Dull Days at Downton

For those of you who are  Anglophiles, and I suspect that’s a good many of you, who therefore are probably spending your Sunday evenings watching  Downton Abbey , a dissenting story from Slate, What is Actually at Stake at Downton Abbey?  The answer is apparently, according to June Thomas: little, which she finds weird, since given the setting and period all sorts of interesting things should be happening.

A writer for Salon, she continues,

wrote that this week’s episode “revealed how deeply  Downton  has become not just a soap, but  only  a soap, which is to say a drama that is interesting only when big-time melodramatic events—like a wedding or an interrupted wedding—happen.”

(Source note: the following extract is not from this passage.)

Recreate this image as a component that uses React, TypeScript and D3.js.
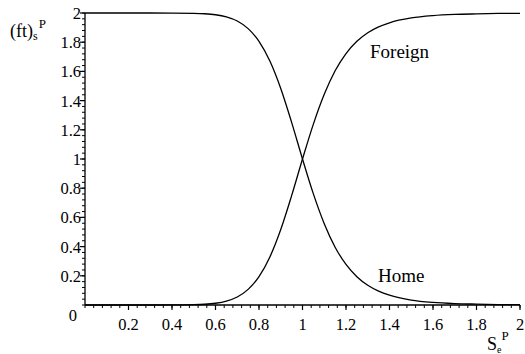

Thomas goes on to praise the working class English soap operas which “turn everyday events, like infidelity and workplace intrigue, into high-stakes affairs.” Leaving aside the idea that adultery is an everyday affair — even if it’s common in her circles, few will experience it as “everyday” — she argues that these shows are “stuffed with silly, absurdly low-stakes plot lines—an epic feud [in Coronation Street ] between a taxi driver and a school crossing guard stretched out far longer than I ever imagined possible—but its classic soapy stories about extramarital affairs and meddling ex-lovers consistently carry serious consequences: lost paternity rights, homelessness, unemployment, and even death.”

I pass this on as, not being an Anglophile, a non-watcher.